The decision by the banks is the latest victory in a global campaign being waged against the funding of fossil fuel projects and companies by green groups, which allege they are causing catastrophic global warming.

In Australia the threat posed by increasing activism is prompting “Big Coal” to hit back via television and social media campaigns plus the funding of community projects aimed at bolstering the mineral industry’s reputation.

Pioneered by Bill McKibben, founder of the US environmental group 350.org, the “divest from fossil fuel” campaign is chalking up successes with companies such as Storebrand and Rabobank agreeing not to fund coal or shale gas projects. Under pressure from campaigners Norway is reviewing whether its $840bn sovereign wealth fund should stop investing in coal, oil and gas.

“We target the financiers for fossil fuel projects because they can’t proceed without money,” says Ben Pearson of Greenpeace Australia. “When a bank such as Deutsche says it won’t fund a project it also pressurises politicians, who must grant approvals.”

A report by the University of Oxford’s Smith School of Enterprise and the Environment has found the “divest campaign” is growing faster than any other previous attempt to force companies to pull funding from resource projects.

“Divestment is not the main problem,” says Ben Caldecott, co-author of the report. “The risk is it pressurises politicians to introduce tougher regulations and stigmatises companies.”

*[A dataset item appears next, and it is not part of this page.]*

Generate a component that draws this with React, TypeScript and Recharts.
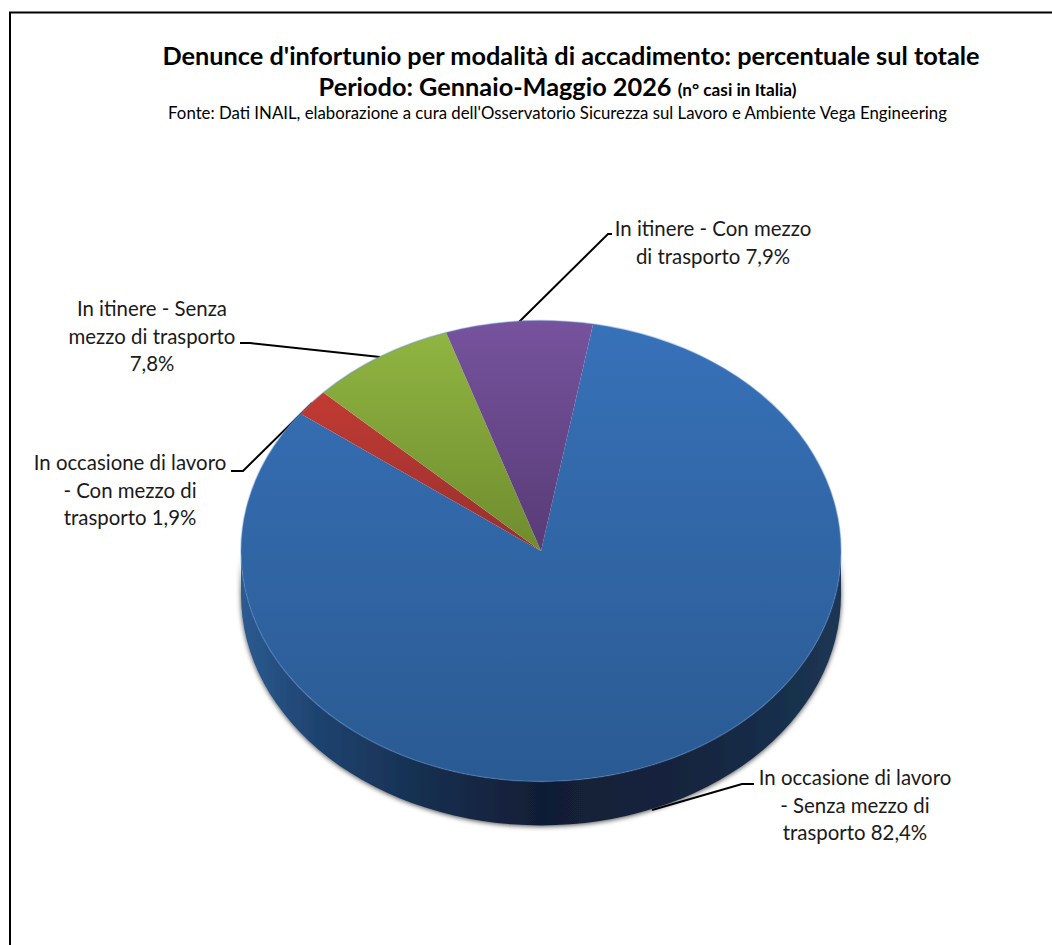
import { PieChart, Pie } from "recharts";

const categories = [
  "In occasione di lavoro - Senza mezzo di trasporto",
  "In occasione di lavoro - Con mezzo di trasporto",
  "In itinere - Senza mezzo di trasporto",
  "In itinere - Con mezzo di trasporto",
];
const values = [82.4, 1.9, 7.8, 7.9];
const topColors = [
  ["#3771b8", "#2a5a92"],
  ["#c23a33", "#96302f"],
  ["#90b542", "#6f8c2e"],
  ["#76539d", "#583b76"],
];
const labelLines = [
  ["In occasione di lavoro", "- Senza mezzo di", "trasporto 82,4%"],
  ["In occasione di lavoro", "- Con mezzo di", "trasporto 1,9%"],
  ["In itinere - Senza", "mezzo di trasporto", "7,8%"],
  ["In itinere - Con mezzo", "di trasporto 7,9%"],
];

// where the labels sit, Excel style manual layout
const labelPos = [
  { x: 855, y: 785 },
  { x: 130, y: 470 },
  { x: 152, y: 316 },
  { x: 713, y: 236 },
];
const leaders = [
  "M652 810 L742 784 L754 784",
  "M312 403 L243 471 L231 471",
  "M380 357 L250 343 L240 343",
  "M519 322 L608 234 L612 234",
];

const W = 1052;
const H = 945;
const CX = 541;
const CY = 551;
const R = 300;
const SQUASH = 0.768;
const DEPTH = 44;
const FONT = "Lato, 'Open Sans', sans-serif";

const tableData = categories.map((name, i) => ({
  name,
  value: values[i],
  fill: `url(#top${i})`,
}));

const pt = (deg: number, dy = 0) => {
  const a = (deg * Math.PI) / 180;
  return {
    x: CX + R * Math.cos(a),
    y: CY - R * SQUASH * Math.sin(a) + dy,
  };
};

// top face: an ordinary sector but squashed into an ellipse
function TopSlice(props: any) {
  const { startAngle, endAngle, fill } = props;
  const a = pt(startAngle);
  const b = pt(endAngle);
  const large = Math.abs(startAngle - endAngle) > 180 ? 1 : 0;
  const ry = R * SQUASH;
  const arc = `M${a.x} ${a.y} A${R} ${ry} 0 ${large} 1 ${b.x} ${b.y}`;
  return (
    <g>
      <path d={`M${CX} ${CY} L${a.x} ${a.y} A${R} ${ry} 0 ${large} 1 ${b.x} ${b.y} Z`} fill={fill} stroke="none" />
      <path d={arc} fill="none" stroke="#5f8fcb" strokeOpacity={0.4} strokeWidth={1.5} />
    </g>
  );
}

// side wall, only the part of a slice that faces the viewer
function WallSlice(props: any) {
  const { startAngle, endAngle } = props;
  const from = Math.min(startAngle, 0);
  const to = Math.max(endAngle, -180);
  if (from <= to) return <g />;
  const ry = R * SQUASH;
  const a = pt(from);
  const b = pt(to);
  const c = pt(to, DEPTH);
  const d = pt(from, DEPTH);
  const large = from - to > 180 ? 1 : 0;
  return (
    <path
      d={`M${a.x} ${a.y} A${R} ${ry} 0 ${large} 1 ${b.x} ${b.y} L${c.x} ${c.y} A${R} ${ry} 0 ${large} 0 ${d.x} ${d.y} Z`}
      fill="url(#wall)"
      stroke="none"
      filter="url(#wallShadow)"
    />
  );
}

export default function App() {
  return (
    <div style={{ position: "absolute", left: 0, top: 0, width: W, height: H, background: "#fff" }}>
      <PieChart width={W} height={H} margin={{ top: 0, right: 0, bottom: 0, left: 0 }}>
        <defs>
          {topColors.map((c, i) => (
            <linearGradient key={i} id={`top${i}`} x1="0" y1="0" x2="0" y2="1">
              <stop offset="0%" stopColor={c[0]} />
              <stop offset="100%" stopColor={c[1]} />
            </linearGradient>
          ))}
          <linearGradient id="wall" gradientUnits="userSpaceOnUse" x1={CX - R} y1="0" x2={CX + R} y2="0">
            <stop offset="0%" stopColor="#2b5b90" />
            <stop offset="12%" stopColor="#1f4471" />
            <stop offset="30%" stopColor="#172f50" />
            <stop offset="50%" stopColor="#111e35" />
            <stop offset="75%" stopColor="#14253e" />
            <stop offset="100%" stopColor="#1b3654" />
          </linearGradient>
          <filter id="wallShadow" x="-5%" y="-10%" width="110%" height="125%">
            <feDropShadow dx="0" dy="1" stdDeviation="2.5" floodColor="#000" floodOpacity="0.7" />
          </filter>
        </defs>

        <path d={`M10 ${H} L10 12.5 L${W} 12.5`} fill="none" stroke="#000" strokeWidth={2} />

        <text x={571} y={65} textAnchor="middle" fontFamily={FONT} fontSize={25.3} fontWeight={700} fill="#000">
          Denunce d'infortunio per modalità di accadimento: percentuale sul totale
        </text>
        <text x={557.5} y={96} textAnchor="middle" fontFamily={FONT} fontWeight={700} fontSize={25.3} fill="#000">
          Periodo: Gennaio-Maggio 2026 <tspan fontSize={17.2}>(n° casi in Italia)</tspan>
        </text>
        <text x={557.5} y={119} textAnchor="middle" fontFamily={FONT} fontSize={16.8} fill="#000">
          Fonte: Dati INAIL, elaborazione a cura dell'Osservatorio Sicurezza sul Lavoro e Ambiente Vega Engineering
        </text>

        <Pie
          data={tableData}
          dataKey="value"
          nameKey="name"
          cx={CX}
          cy={CY}
          outerRadius={R}
          startAngle={80}
          endAngle={-280}
          shape={WallSlice}
          isAnimationActive={false}
          legendType="none"
        />
        <Pie
          data={tableData}
          dataKey="value"
          nameKey="name"
          cx={CX}
          cy={CY}
          outerRadius={R}
          startAngle={80}
          endAngle={-280}
          shape={TopSlice}
          isAnimationActive={false}
          legendType="none"
        />

        {leaders.map((d, i) => (
          <path key={i} d={d} fill="none" stroke="#000" strokeWidth={2} />
        ))}
        {labelLines.map((lines, i) => (
          <text key={i} textAnchor="middle" fontFamily={FONT} fontSize={20.4} fill="#1a1a1a">
            {lines.map((l, j) => (
              <tspan key={j} x={labelPos[i].x} y={labelPos[i].y + j * 27.5}>
                {l}
              </tspan>
            ))}
          </text>
        ))}
      </PieChart>
    </div>
  );
}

In Australia the “Save the Reef” campaign is alarming Australia’s resources sector, which has traditionally enjoyed strong government, corporate and public support but is facing rising levels of environmental and local opposition.

The Great Barrier Reef is the largest natural feature on earth, an ecosystem created by living organisms. Billions of tiny creatures known as coral polyps have built the reef over the past 600,000 years. Its ecological importance and key position in the Australian psyche has attracted a diverse group of opponents against a port expansion that is needed to develop huge coal mines in the Galilee Basin.

Unesco has warned it may place the reef on its endangered list as a result of the port expansion, which has been approved by the Queensland and Australian federal governments.

The resources industry says campaign groups are peddling misinformation.

“This is the sort of campaign we’ve come to expect against our industry – choose an iconic symbol and claim it is under threat,” says Stephen Galilee, chief executive of the Minerals Council of New South Wales, an industry trade body. “There is no scientific evidence whatsoever to suggest that it is harming the reef.”